Since April, these teenagers, Jarel, Valdi, Eugenie, and Patricia have been coming for literacy classes six days a week at Cheryl and Lambert’s house, where they meet their tutor. Now they are well taken care of and all their needs are met. They even have their own little business so that they can contribute and feel that they are part of their solution.

Jarel is a 19-year old orphan, and the nephew of Maman Emilie. His Mom and Dad died when he was little. He has been neglected by his family members and had no bed to sleep on, no schooling and hardly any healthy food. Since we started helping him, he has clothes, food, a bed, a mosquito net, soap, etc. 

He has also been learning to read, write and do math in my backyard past few weeks. Jarel is doing well! He comes faithfully every morning from Monday to Saturday with his cousins, Valdi and Eugenie, who lost their father and whose mother, Maman Emilie, is unable to be there for them.

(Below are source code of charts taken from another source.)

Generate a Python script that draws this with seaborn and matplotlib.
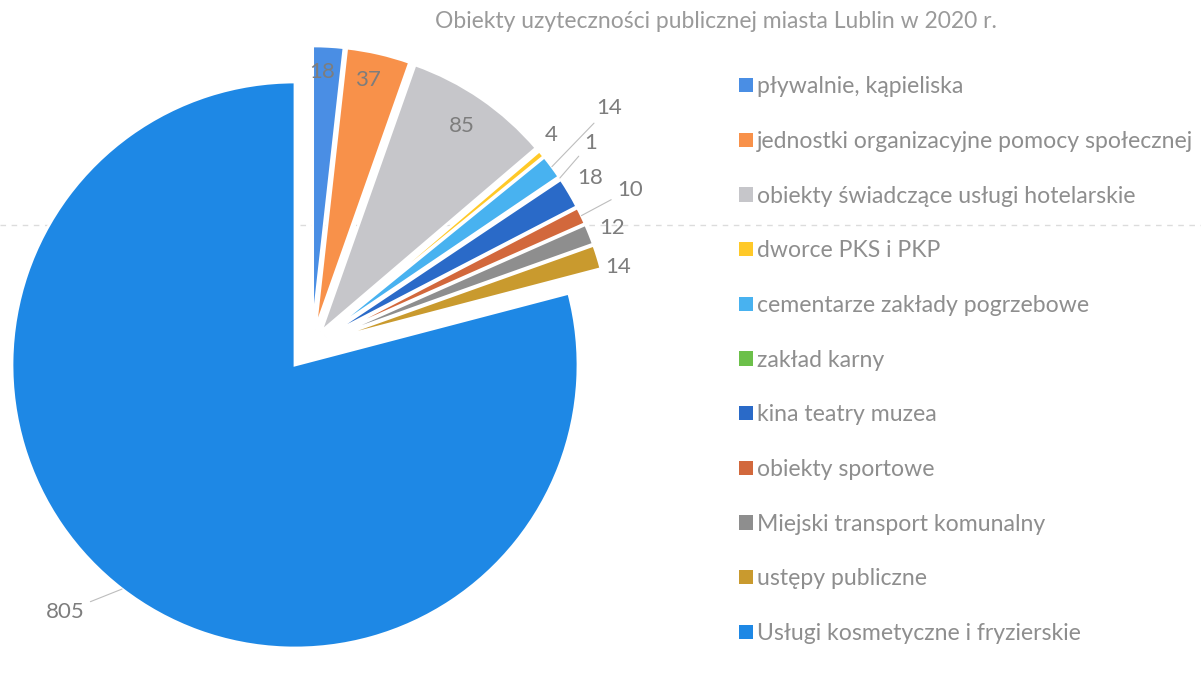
import numpy as np
import matplotlib
matplotlib.use("Agg")
import matplotlib.pyplot as plt
from matplotlib.patches import Patch
from matplotlib.lines import Line2D
import seaborn as sns

# ---- data ----
categories = [
    "pływalnie, kąpieliska",
    "jednostki organizacyjne pomocy społecznej",
    "obiekty świadczące usługi hotelarskie",
    "dworce PKS i PKP",
    "cementarze zakłady pogrzebowe",
    "zakład karny",
    "kina teatry muzea",
    "obiekty sportowe",
    "Miejski transport komunalny",
    "ustępy publiczne",
    "Usługi kosmetyczne i fryzierskie",
]
values = [18, 37, 85, 4, 14, 1, 18, 10, 12, 14, 805]
title = "Obiekty uzyteczności publicznej miasta Lublin w 2020 r."

# ---- style ----
colors = ["#4A8EE4", "#F8914A", "#C6C6CA", "#FFC928", "#48B2F0", "#6CC04A",
          "#2A6AC8", "#D2683C", "#8E8E8E", "#C99A2E", "#1E88E5"]
explode = [0.057] * 10 + [0.0]
group_shift = (0.092 * np.cos(np.radians(50)), 0.092 * np.sin(np.radians(50)))
# label placement (radius factor, angle offset in degrees, leader line?)
lab_r = [0.91, 0.90, 0.88, 1.07, 1.251, 1.141, 1.09, 1.153, 1.08, 1.06, 1.146]
lab_dth = [1.0, 1.0, 0.0, 1.5, 3.4, 2.8, 0.5, 1.4, -0.5, -3.0, -2.8]
leader = [False, False, False, False, True, True, False, True, False, False, True]

sns.set_theme(style="white")
plt.rcParams["font.family"] = ["Lato", "DejaVu Sans"]

W, H = 1201, 675
fig = plt.figure(figsize=(W / 100, H / 100), dpi=100)
fig.patch.set_facecolor("white")

R_PX = 283.0
CX, CY = 295.0, 365.0
AX_W = 600
ax = fig.add_axes([0, 0, AX_W / W, 1])
wedges, _ = ax.pie(values, colors=colors, startangle=90, counterclock=False,
                   explode=explode, radius=1.0,
                   wedgeprops=dict(edgecolor="white", linewidth=2.0))
for w in wedges[:-1]:
    c = w.center
    w.set_center((c[0] + group_shift[0], c[1] + group_shift[1]))

ax.set_xlim(-CX / R_PX, (AX_W - CX) / R_PX)
ax.set_ylim(-(H - CY) / R_PX, CY / R_PX)
ax.set_aspect("equal")
ax.axis("off")

label_color = "#7d7d7d"
LFS = 16
for i, w in enumerate(wedges):
    mid = 0.5 * (w.theta1 + w.theta2)
    cx, cy = w.center
    th = np.radians(mid + lab_dth[i])
    tx, ty = cx + lab_r[i] * np.cos(th), cy + lab_r[i] * np.sin(th)
    txt = str(values[i])
    if leader[i]:
        m = np.radians(mid)
        ex, ey = cx + 1.0 * np.cos(m), cy + 1.0 * np.sin(m)
        ha = "right" if tx < cx else "left"
        ax.annotate(txt, xy=(ex, ey), xytext=(tx, ty), ha=ha, va="center",
                    fontsize=LFS, color=label_color,
                    arrowprops=dict(arrowstyle="-", color="#bdbdbd", lw=0.8,
                                    shrinkA=2, shrinkB=0))
    else:
        ax.text(tx, ty, txt, ha="center", va="center", fontsize=LFS,
                color=label_color)

# faint dashed scan line
fig.add_artist(Line2D([0, 1], [1 - 225 / H, 1 - 225 / H], transform=fig.transFigure,
                      color="#dcdcdc", lw=1.0, ls=(0, (4, 4)), zorder=0))

fig.text(716 / W, 1 - 22 / H, title, ha="center", va="center", fontsize=16.5,
         color="#9a9a9a")

handles = [Patch(facecolor=c, edgecolor="none") for c in colors]
leg = fig.legend(handles, categories, loc="upper left",
                 bbox_to_anchor=(730 / W, 1 - 67 / H), frameon=False,
                 fontsize=16.6, handlelength=0.58, handleheight=0.58,
                 handletextpad=0.2, labelspacing=1.46, borderaxespad=0)
for t in leg.get_texts():
    t.set_color("#8e8e8e")

fig.savefig("out.png", dpi=100, facecolor="white")
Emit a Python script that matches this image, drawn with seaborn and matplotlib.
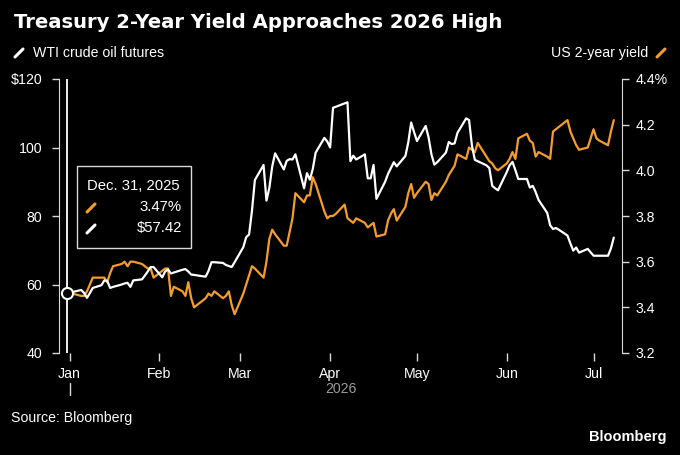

Jarel came one morning about two weeks ago in a lot of pain and with strange blisters across his back and chest. He was in so much pain, he was unable to sleep for a week. Cheryl discovered it to be shingles. Thanks to early treatment, it has healed. 


Cheryl is able to be there for Jarel and his cousins as a mother figure, making sure their needs are all taken care of, and teaching responsibility at the same time. They sell kerosene in the evenings, and every morning they come and bring the money from the sales. The small profit barely puts a dent in the cost to feed them and pay their tutor and everything else, but it is good for them to work, contribute and not just let others take care of them. 

We at Mwana love them and are so glad they have a better life thanks to Mwana Villages' donors.